Like many statistical constructs, measures of relative poverty are imperfect, but many of the arguments made against them are misguided. Iain Duncan Smith says income-based poverty measures are crude, and direct policy towards achieving “poverty plus a pound” – as if shifting a few quid a week into parents’ pockets solves society’s problems (though his fist-pump in parliament when George Osborne announced his “national living wage” showed that he knows very well the importance of raising incomes).
In Duncan Smith’s world, social mobility is more important: it doesn’t matter where you start from, as long as you can get up and out. But family income really matters: evidence shows, for example, that kids from the poorest families are more likely to struggle at school and to suffer health problems.

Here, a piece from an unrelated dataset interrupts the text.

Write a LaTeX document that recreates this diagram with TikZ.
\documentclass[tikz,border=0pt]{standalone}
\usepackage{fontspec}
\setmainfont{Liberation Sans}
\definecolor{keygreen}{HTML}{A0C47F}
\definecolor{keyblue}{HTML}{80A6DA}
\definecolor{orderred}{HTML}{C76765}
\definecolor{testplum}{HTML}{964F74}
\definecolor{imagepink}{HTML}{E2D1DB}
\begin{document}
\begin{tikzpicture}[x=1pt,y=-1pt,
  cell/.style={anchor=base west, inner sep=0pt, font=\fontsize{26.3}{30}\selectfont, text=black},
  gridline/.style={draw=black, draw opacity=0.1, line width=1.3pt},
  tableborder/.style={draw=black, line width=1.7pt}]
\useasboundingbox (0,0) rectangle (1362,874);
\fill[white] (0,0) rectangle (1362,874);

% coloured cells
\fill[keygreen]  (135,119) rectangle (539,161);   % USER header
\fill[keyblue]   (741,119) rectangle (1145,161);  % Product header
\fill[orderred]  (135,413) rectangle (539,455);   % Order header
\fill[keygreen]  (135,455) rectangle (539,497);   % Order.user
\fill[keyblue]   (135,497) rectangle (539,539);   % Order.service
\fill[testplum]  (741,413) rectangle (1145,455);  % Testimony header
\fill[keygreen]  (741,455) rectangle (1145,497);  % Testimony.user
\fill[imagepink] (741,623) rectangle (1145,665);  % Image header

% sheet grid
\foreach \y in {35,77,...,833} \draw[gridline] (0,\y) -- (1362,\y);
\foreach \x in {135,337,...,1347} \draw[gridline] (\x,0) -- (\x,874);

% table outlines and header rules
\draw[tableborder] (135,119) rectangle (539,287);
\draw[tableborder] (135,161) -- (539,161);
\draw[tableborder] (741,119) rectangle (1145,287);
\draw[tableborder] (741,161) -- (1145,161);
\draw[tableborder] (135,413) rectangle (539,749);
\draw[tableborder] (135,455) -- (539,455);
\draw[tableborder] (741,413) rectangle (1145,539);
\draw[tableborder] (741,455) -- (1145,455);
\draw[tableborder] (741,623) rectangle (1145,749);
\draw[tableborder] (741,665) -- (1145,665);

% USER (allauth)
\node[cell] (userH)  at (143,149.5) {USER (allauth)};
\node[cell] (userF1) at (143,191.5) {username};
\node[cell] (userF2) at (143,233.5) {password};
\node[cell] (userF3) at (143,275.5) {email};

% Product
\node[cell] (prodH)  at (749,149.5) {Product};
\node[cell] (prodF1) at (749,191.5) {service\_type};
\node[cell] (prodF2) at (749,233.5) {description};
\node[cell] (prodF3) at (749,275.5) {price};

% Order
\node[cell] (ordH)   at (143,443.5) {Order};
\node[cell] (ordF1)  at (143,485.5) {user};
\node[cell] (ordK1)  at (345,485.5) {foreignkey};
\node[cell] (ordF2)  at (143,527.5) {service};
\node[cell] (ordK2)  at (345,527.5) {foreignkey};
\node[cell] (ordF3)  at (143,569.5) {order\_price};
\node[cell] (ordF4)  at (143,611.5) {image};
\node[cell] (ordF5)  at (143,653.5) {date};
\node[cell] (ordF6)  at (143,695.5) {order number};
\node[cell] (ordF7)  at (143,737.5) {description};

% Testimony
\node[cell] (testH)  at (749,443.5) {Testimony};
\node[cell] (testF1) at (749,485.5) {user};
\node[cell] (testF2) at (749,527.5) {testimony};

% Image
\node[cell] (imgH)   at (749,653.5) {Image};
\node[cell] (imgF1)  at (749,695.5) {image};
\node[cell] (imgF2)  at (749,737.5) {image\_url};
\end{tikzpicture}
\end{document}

The other charge made against the child poverty target is that it’s a relative, not absolute measure – so, the lazy argument goes, the bar is always rising as society gets richer. Some of the assumptions underlying that idea are just wrong (not least because the act also made the government report progress against other measures, including absolute poverty).
The median income – unlike the average, or mean – is not lifted by a sharp rise in earnings at the top of the pile, for example. Think about an economy with only three families in it, earning £10k, £20k and £30k respectively. The median income is £20k, and the family at the bottom is in relative poverty because their income is less than 60% of the median. Doubling the income of the richest household makes no difference to that – the middle is still the middle. But giving the poorest family an extra £2k would shift them up to the poverty line.
If you imagine Britain’s 20 million or so households lined up poorest to richest, the median is probably as good a measure as any of what counts for the norm. Yes, the norm shifts over time, but so it should: our understanding of the necessities for a decent standard of living change with society. My grandparents grew up without a fridge; that doesn’t mean I think any family should go without one in Britain in 2015.
Dickensian squalor was so morally objectionable, as that great plucker of the heartstrings knew well, because it co-existed with the Victorian splendour that should have made decent standards of living affordable. Scrooge could so easily have made Tiny Tim’s Christmas, but chose not to – at first.
Research by Kitty Stewart at the London School of Economics shows that almost 90% of respondents to the government’s consultation thought we should retain an income-based measure of poverty. It may be crude and imperfect, but it focuses minds; and the relative poverty measure enshrines the idea that no child should be left too far behind – and everyone should be able to afford a winter coat.
Duncan Smith professes to care about the causes, not just the symptoms of poverty, but as the Child Poverty Act is systematically dismantled, it’s increasingly hard to believe this government cares at all.